Not surprising. There are no other stations like Mallek’s left in Ann Arbor. It is the only one in town whose pumps don’t take credit cards.

“I’m a little deja vu,” says John Mendler, who’s owned the station since 1976, when employees still pumped gas at most stations. “I wish that we were still 100 percent full serve,” Mendler says. “We get an awful lot of elderly people and handicapped that we help out. I think that people still deserve that kind of treatment. But that’s not the mind-set now. It’s come in, get your gas as quick as you can, and go.”

When he bought the station, it still carried the name of Kasimir “Cash” Mallek, who opened it in 1941. He saw no need to change it. “What good does it do to have my name up there? People in the neighborhood are familiar with Mallek’s Service. That never entered my mind, to change it. It’s almost embarrassing the number of people who think my name is Mallek,” says Mendler. “It really is comical. Even my wife most of the time calls me Mr. Mallek when she calls me on the phone.”

Mendler is frequently asked why he has not upgraded to pay-at-the-pump. “It’s strictly economics. We do maybe forty thousand, in the summer fifty thousand, gallons a month. And that’s nothing by today’s standards. Some of these places, the truck stops, the big Speedways, if they’re not in the hundreds of thousands, or half a million gallons, they’re nothing. And then you can justify spending eight, nine thousand [dollars] a pump. But it takes a long time to pay off that doing forty thousand gallons.”

Part of the problem is access. With a single island, the station cannot accommodate more than four cars at a time, and if anyone parks carelessly not even that many. “People want to come in, pump their gas, they don’t want to wait in line, wait for two or three other people. Could it be reconfigured? Probably. Maybe somehow put in two islands on the diagonal? That’s not my desire right now.”

Another contributing factor is that Mallek’s sells only gas–no coffee, milk, or snacks. “In hindsight, I should have done something years ago and put in some sort of a mini convenience store, where I’ve got something other than just gas and oil and conversation. That’s where they [other stations] make the money. They don’t make it on gas. That’s kind of a loss leader, just to get people in.”

Mallek’s is atypical because it also still does repairs. That aspect of the industry has changed too. “Cars are incredibly different now, you need much more equipment, and we are not state of the art on some things … But I think there’s still a need for the basics, the suspension, the exhaust, the steering, the brakes, all of that stuff. That’s frankly what keeps us going.”

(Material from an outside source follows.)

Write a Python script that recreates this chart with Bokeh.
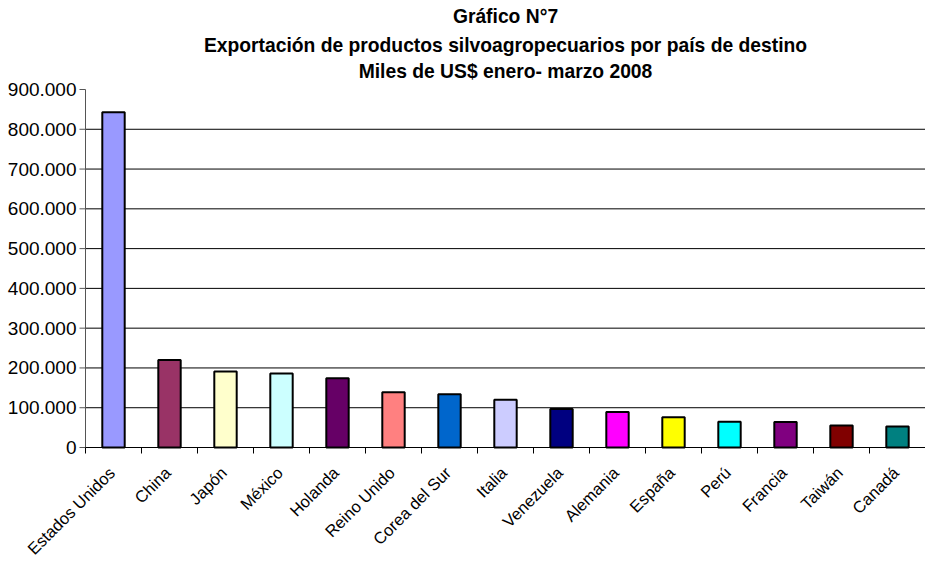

One big change since 1941 is that most stations today are owned by a major oil company and leased by the people who manage them. “That’s my big problem right now and the reason why I feel that you don’t see any small independents any more,” Mendler says. “For an independent like ourselves it’s almost impossible, with all of the fees (and this is all gas I’m talking about, not mechanical, although there is some of that), the licensing, the tank inspections, the testing, the insurance–it’s unbelievable. Every year it seems like the state, especially, throws another fee of some sort. And it’s not just a couple thousand dollars. It’s tens of thousands of dollars. If you’re leasing, then it’s the oil company’s responsibility to pay those fees.”

Mendler, who is nearly seventy, still comes in five days a week at 4:30 a.m. and opens the station by six. He says he’d like to find somebody that would be willing to buy Mallek’s and continue to run it as it is. “But I just don’t think that’s going to happen–unless it was somebody that had enough wherewithal financially so that they could see, ‘Well, maybe if we do reconfigure the island so we can generate more gas income, and maybe we’ll put in a little party store …’ I’m afraid no one is going to say, ‘Yeah, I want to just continue on the way it is.'”

So for now Mallek’s will go on as it has, relatively unchanged, for over seventy years. “The people of Ann Arbor, and particularly the west side, are incredibly loyal,” says Mendler. “We may not necessarily always have the best price on gas, although I try to stay fairly competitive, but there have been times when we haven’t been, and they could very easily go somewhere else, but they don’t. And I recognize that, and I appreciate that. And it’s fun, it’s just plain fun to be able to talk with them, call them by their first name. I like that.”